L’anno scorso ho trascorso sei mesi di studio negli Stati Uniti, in Arkansas. L’esperienza è stata straordinaria sotto tutti i punti di vista, anche per quanto riguarda il mio sport; infatti vicino alla mia sistemazione c’era una palestra di karate (Lee’s Karate) del maestro Logan Lee, dove mi sono allenata per quattro mesi. Lo stile del maestro Lee, come quello di moltissime palestre della zona, si chiama American Free Style, ed è molto diverso rispetto allo stile che pratico nella mia palestra galliatese. È stato interessante venire a contatto con uno stile diverso e con differenti metodi di allenamento e combattimento.
In aprile ho partecipato alla gara statale dell’Arkansas, e mi sono resa conto che anche le gare differiscono molto da come vengono svolte da noi. La gara comprendeva sia kata (forma) sia kumite (combattimento), ma la divisione in cate gorie non distingueva i partecipanti né per peso, né per sesso. L’unica divisione era quella per grado ed età. Inoltre ogni partecipante si presentava con il proprio stile: per esempio, due dei miei avversari erano cinture rosse di taekwondo (il karate coreano). Io ero l’unica atleta a presentarsi con lo stile Shotokan.

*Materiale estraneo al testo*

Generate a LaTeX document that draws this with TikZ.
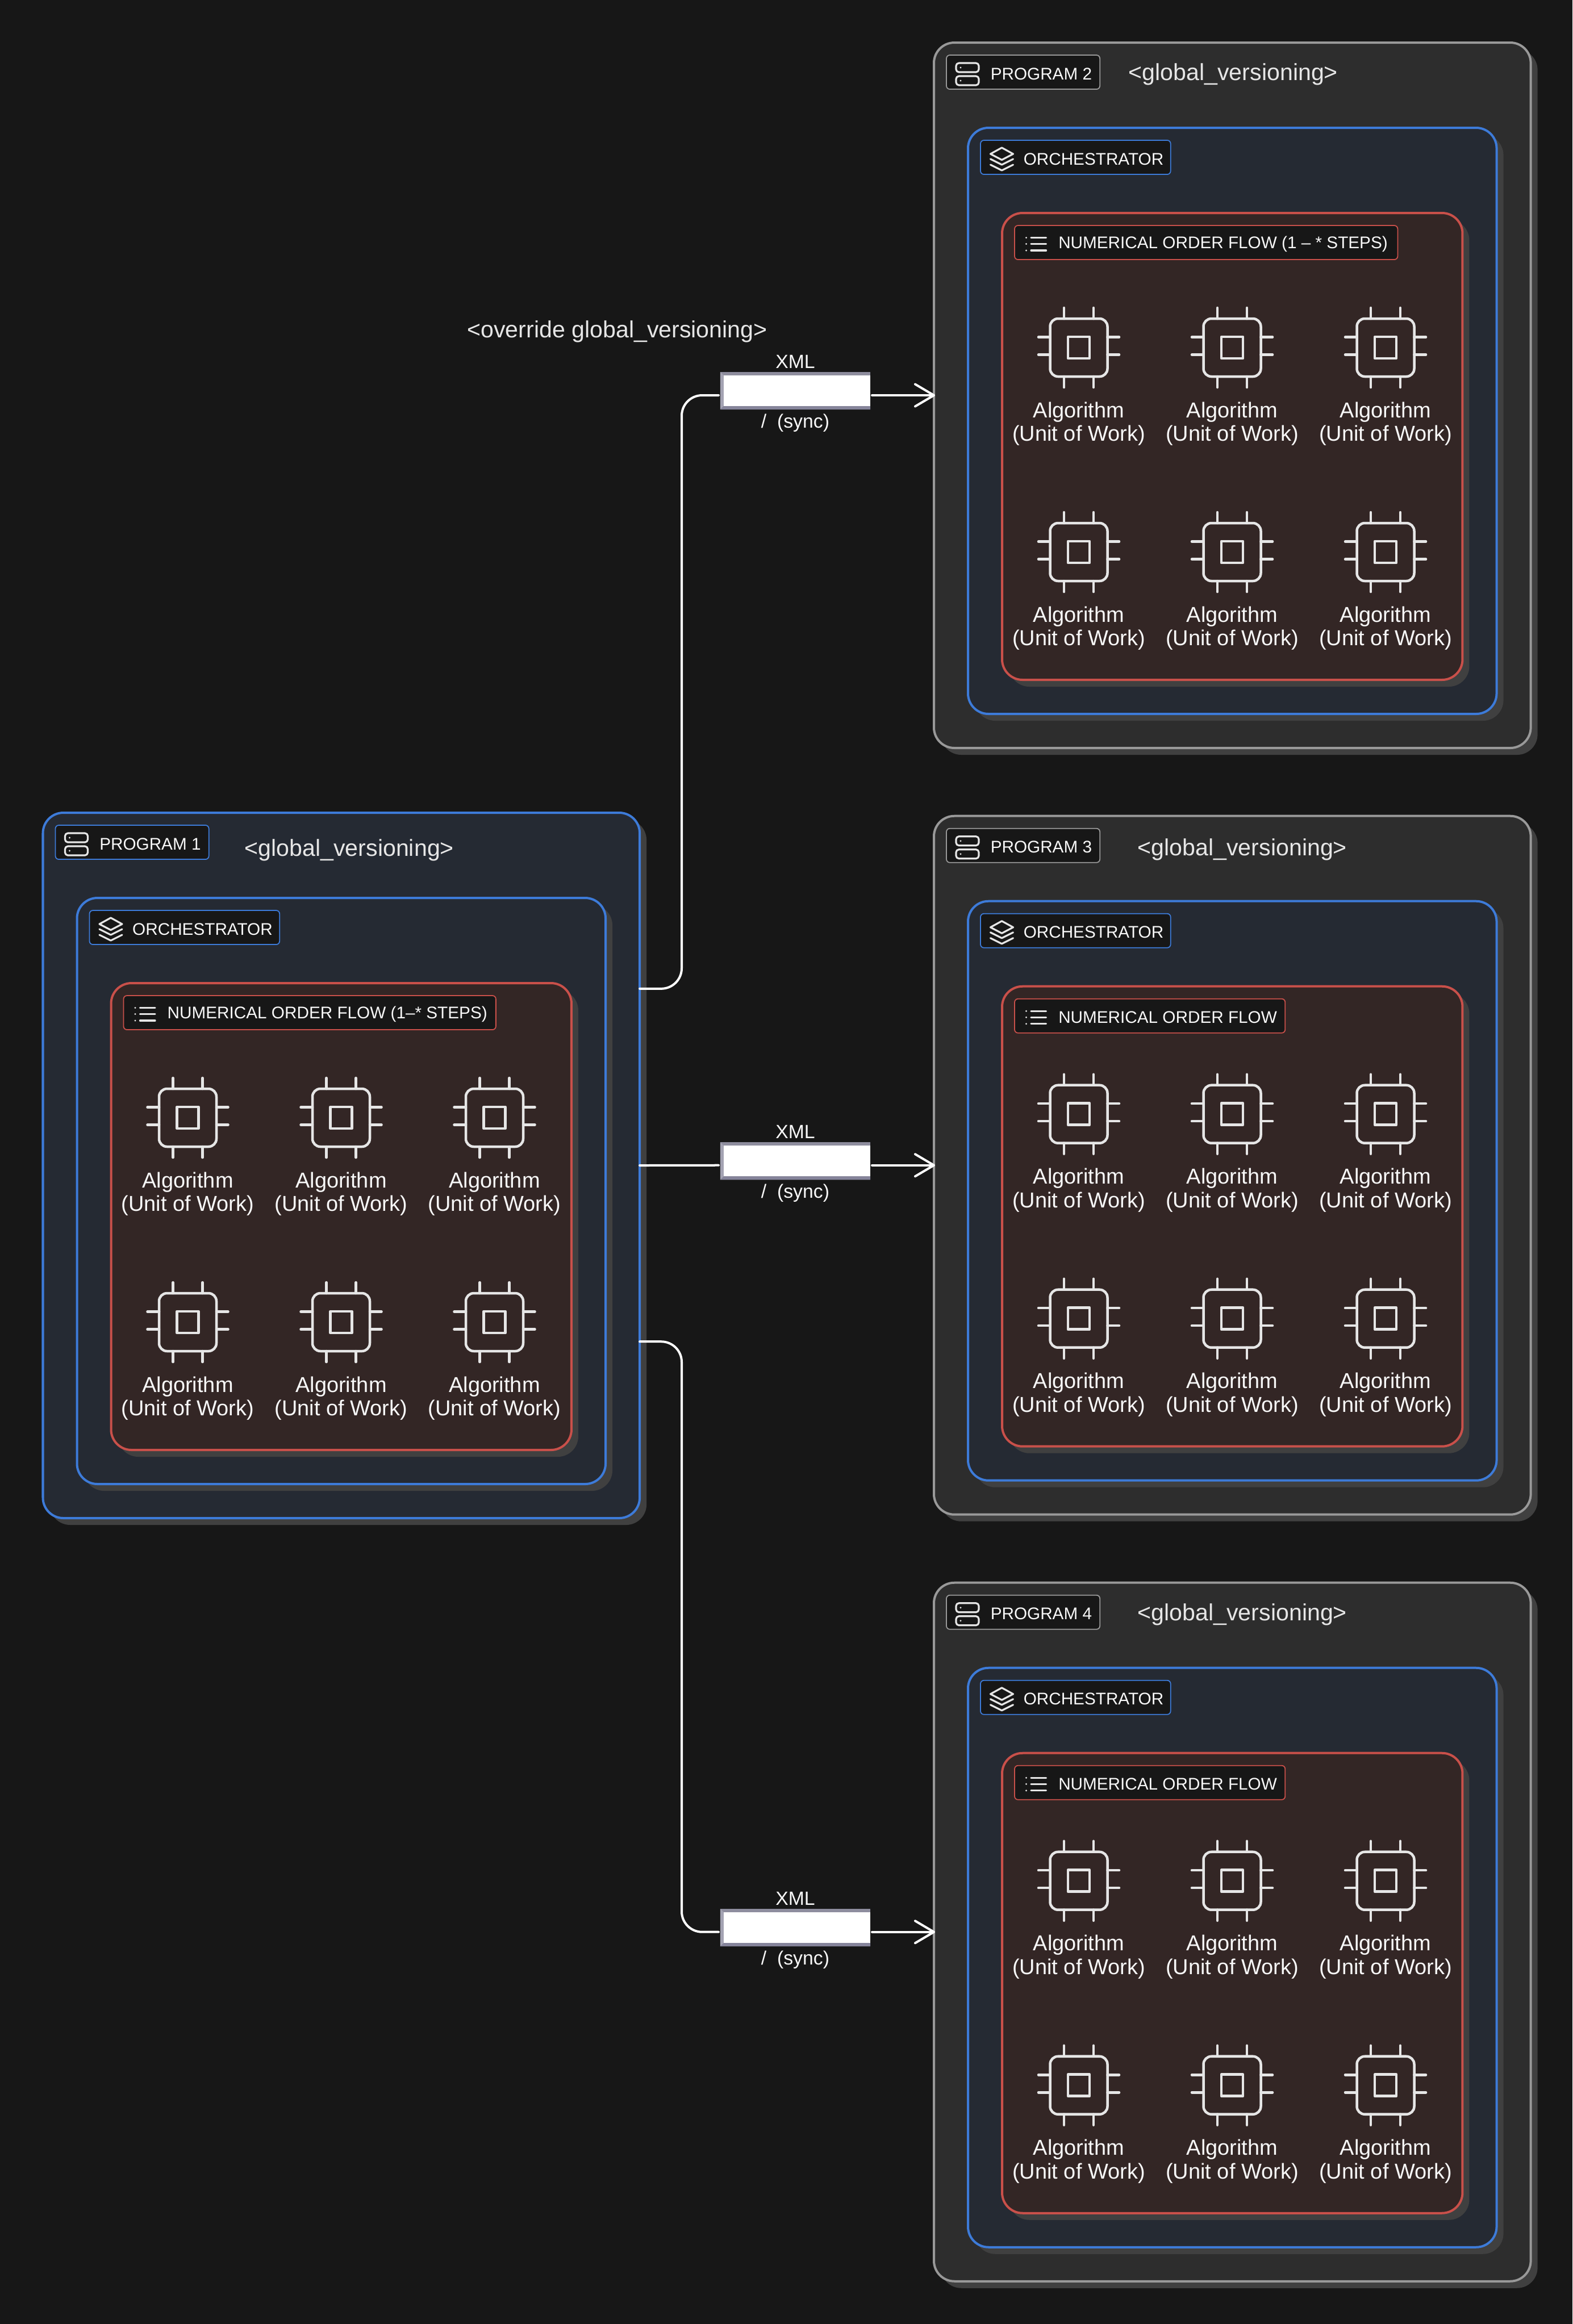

La gara di kumite si svolgeva in presenza di tre giudici. C’erano cinque punti a disposizione e chi riusciva ad aggiudicarsene almeno tre vinceva l’incontro. Il limite di tempo per ogni incontro era di cinque minuti, ma ogni incontro cui ho assistito si è concluso prima dei due o tre minuti.
Ho raggiunto il secondo posto nel kata, eseguendo il Bassai dai, e il primo posto nel combattimento.
Il maestro Lee era molto contento di venire anche lui in contatto con dei metodi diversi, e spesso mi chiedeva come erano organizzate le gare, gli esami e gli allenamenti in Italia. Sempre con un po’ di imbarazzo, derivato dalla mia scarsa competenza, ho cercato di rispondere ai suoi interrogativi e di saziare la sua curiosità. Credo sia stato interessante anche per lui.